[Begin]
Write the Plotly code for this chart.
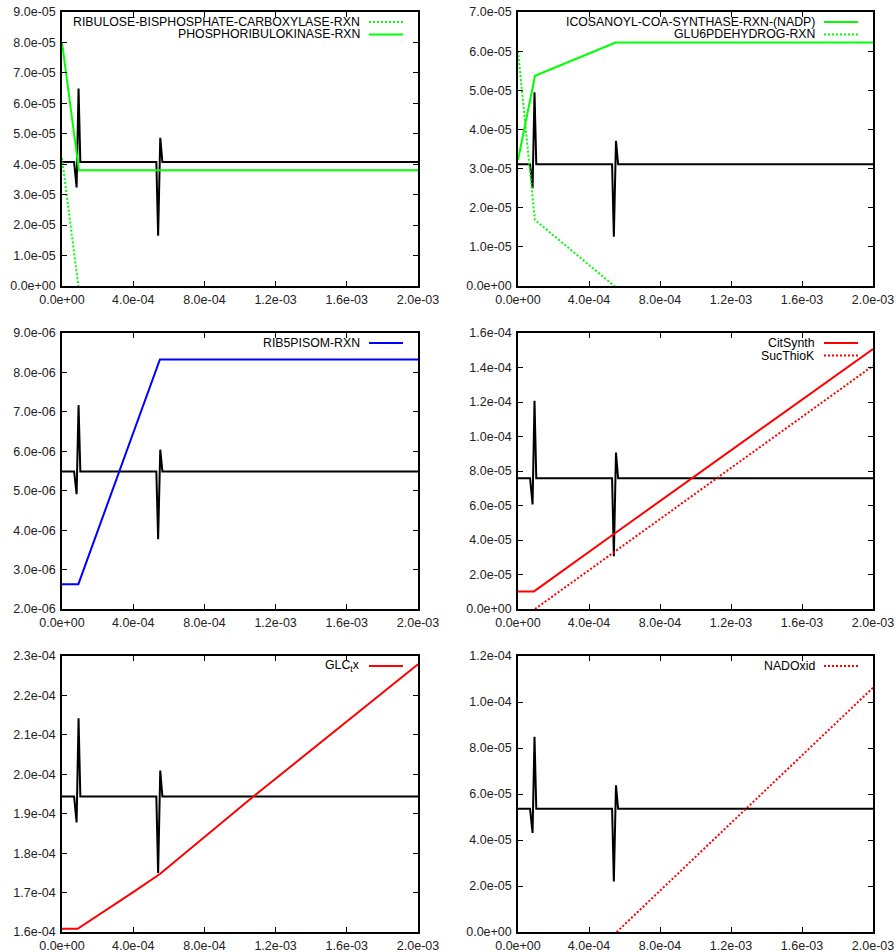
import numpy as np
import plotly.graph_objects as go
from plotly.subplots import make_subplots

# ---------------- data ----------------
t_ref = [0, 6.8e-5, 8.2e-5, 9.3e-5, 1.03e-4, 5.3e-4, 5.4e-4, 5.52e-4, 5.64e-4, 2.0e-3]

ref_p1 = [4.07e-5, 4.07e-5, 3.24e-5, 6.49e-5, 4.07e-5, 4.07e-5, 1.65e-5, 4.87e-5, 4.07e-5, 4.07e-5]
ref_p2 = [3.11e-5, 3.11e-5, 2.50e-5, 4.95e-5, 3.11e-5, 3.11e-5, 1.26e-5, 3.71e-5, 3.11e-5, 3.11e-5]
ref_p3 = [5.49e-6, 5.49e-6, 4.91e-6, 7.17e-6, 5.49e-6, 5.49e-6, 3.77e-6, 6.04e-6, 5.49e-6, 5.49e-6]
ref_p4 = [7.58e-5, 7.58e-5, 6.06e-5, 1.207e-4, 7.58e-5, 7.58e-5, 3.06e-5, 9.07e-5, 7.58e-5, 7.58e-5]
ref_p5 = [1.9435e-4, 1.9435e-4, 1.8777e-4, 2.142e-4, 1.9435e-4, 1.9435e-4, 1.7495e-4, 2.0094e-4, 1.9435e-4, 1.9435e-4]
ref_p6 = [5.355e-5, 5.355e-5, 4.31e-5, 8.49e-5, 5.355e-5, 5.355e-5, 2.20e-5, 6.38e-5, 5.355e-5, 5.355e-5]

rubisco_t = [0, 9.5e-5]
rubisco_v = [4.2e-5, -0.14e-5]
prk_t = [0, 9.5e-5, 2.0e-3]
prk_v = [8.0e-5, 3.8e-5, 3.8e-5]

icosanoyl_t = [0, 9.6e-5, 5.5e-4, 2.0e-3]
icosanoyl_v = [3.22e-5, 5.37e-5, 6.22e-5, 6.22e-5]
g6pdh_t = [0, 9.5e-5, 5.5e-4]
g6pdh_v = [6.0e-5, 1.69e-5, -0.03e-5]

rib5p_t = [0, 9.2e-5, 5.5e-4, 2.0e-3]
rib5p_v = [2.63e-6, 2.63e-6, 8.33e-6, 8.33e-6]

citsynth_t = [0, 9.0e-5, 5.5e-4, 2.0e-3]
citsynth_v = [1.02e-5, 1.02e-5, 4.42e-5, 1.507e-4]
sucthiok_t = [9.6e-5, 5.5e-4, 2.0e-3]
sucthiok_v = [0.0, 3.35e-5, 1.41e-4]

glc_t = [0, 8.8e-5, 4.0e-4, 5.5e-4, 1.075e-3, 2.0e-3]
glc_v = [1.608e-4, 1.608e-4, 1.701e-4, 1.747e-4, 1.9435e-4, 2.279e-4]

nadoxid_t = [5.56e-4, 2.0e-3]
nadoxid_v = [0.0, 1.062e-4]

x_ticks = [0, 4e-4, 8e-4, 1.2e-3, 1.6e-3, 2.0e-3]
y_ranges = [(0, 9e-5, 1e-5), (0, 7e-5, 1e-5), (2e-6, 9e-6, 1e-6),
            (0, 1.6e-4, 2e-5), (1.6e-4, 2.3e-4, 1e-5), (0, 1.2e-4, 2e-5)]

GREEN = "#00ff00"
BLUE = "#0000ff"
RED = "#ff0000"

panels = [
    dict(ref=ref_p1, series=[("RIBULOSE-BISPHOSPHATE-CARBOXYLASE-RXN", rubisco_t, rubisco_v, GREEN, "dot"),
                             ("PHOSPHORIBULOKINASE-RXN", prk_t, prk_v, GREEN, "solid")]),
    dict(ref=ref_p2, series=[("ICOSANOYL-COA-SYNTHASE-RXN-(NADP)", icosanoyl_t, icosanoyl_v, GREEN, "solid"),
                             ("GLU6PDEHYDROG-RXN", g6pdh_t, g6pdh_v, GREEN, "dot")]),
    dict(ref=ref_p3, series=[("RIB5PISOM-RXN", rib5p_t, rib5p_v, BLUE, "solid")]),
    dict(ref=ref_p4, series=[("CitSynth", citsynth_t, citsynth_v, RED, "solid"),
                             ("SucThioK", sucthiok_t, sucthiok_v, RED, "dot")]),
    dict(ref=ref_p5, series=[("GLC<sub>t</sub>x", glc_t, glc_v, RED, "solid")]),
    dict(ref=ref_p6, series=[("NADOxid", nadoxid_t, nadoxid_v, RED, "dot")]),
]

# ---------------- layout geometry ----------------
W, H = 895, 952
cols_px = [(62, 418), (518, 873)]
rows_px = [(12, 286), (333, 609), (656, 932)]
DOT = "2px,2px"
FONT = "Liberation Sans, Arial, sans-serif"

fig = make_subplots(rows=3, cols=2)

annotations = []
shapes = []
for i, p in enumerate(panels):
    r, c = i // 2, i % 2
    x0p, x1p = cols_px[c]
    y0p, y1p = rows_px[r]
    xdom = [x0p / W, x1p / W]
    ydom = [1 - y1p / H, 1 - y0p / H]
    axn = "" if i == 0 else str(i + 1)

    fig.add_trace(go.Scatter(x=t_ref, y=p["ref"], mode="lines",
                             line=dict(color="black", width=2), showlegend=False,
                             hoverinfo="skip"), row=r + 1, col=c + 1)
    for k, (name, tx, vy, col, dash) in enumerate(p["series"]):
        fig.add_trace(go.Scatter(x=tx, y=vy, mode="lines", name=name,
                                 line=dict(color=col, width=2,
                                           dash=DOT if dash == "dot" else "solid"),
                                 showlegend=False), row=r + 1, col=c + 1)
        pw, ph = x1p - x0p, y1p - y0p
        yrow = 1 - (10 + 12.5 * k) / ph
        annotations.append(dict(xref=f"x{axn} domain", yref=f"y{axn} domain",
                                x=(pw - 56) / pw, y=yrow, xanchor="right", yanchor="middle",
                                text=name, showarrow=False,
                                font=dict(family=FONT, size=12.3, color="black")))
        shapes.append(dict(type="line", xref=f"x{axn} domain", yref=f"y{axn} domain",
                           x0=(pw - 49) / pw, x1=(pw - 15) / pw, y0=yrow, y1=yrow,
                           line=dict(color=col, width=2,
                                     dash=DOT if dash == "dot" else "solid")))

    lo, hi, step = y_ranges[i]
    yt = np.arange(lo, hi + step / 2, step)
    common = dict(showline=True, linecolor="black", linewidth=1.5, mirror="ticks",
                  ticks="inside", ticklen=5, tickwidth=1, tickcolor="black",
                  showgrid=False, zeroline=False, automargin=False,
                  tickfont=dict(family=FONT, size=12.5, color="#222"))
    fig.update_xaxes(domain=xdom, range=[0, 2.0e-3], tickvals=x_ticks,
                     ticktext=[f"{v:.1e}" for v in x_ticks], ticklabelstandoff=1,
                     row=r + 1, col=c + 1, **common)
    fig.update_yaxes(domain=ydom, range=[lo, hi], tickvals=list(yt),
                     ticktext=[f"{v:.1e}" for v in yt], ticklabelstandoff=2,
                     row=r + 1, col=c + 1, **common)

fig.update_layout(width=W, height=H, margin=dict(l=0, r=0, t=0, b=0, autoexpand=False),
                  plot_bgcolor="white", paper_bgcolor="white",
                  annotations=annotations, shapes=shapes, showlegend=False,
                  font=dict(family=FONT))

fig.write_html("out.html")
[End]
TASK TO COMPLETE:
Extract, word for word, each line from the top of the data down to and including the line with "from plotly.subplots import make_subplots"; skip the pictures.

EXERCISE RESPONSE:
Write the Plotly code for this chart.
import numpy as np
import plotly.graph_objects as go
from plotly.subplots import make_subplots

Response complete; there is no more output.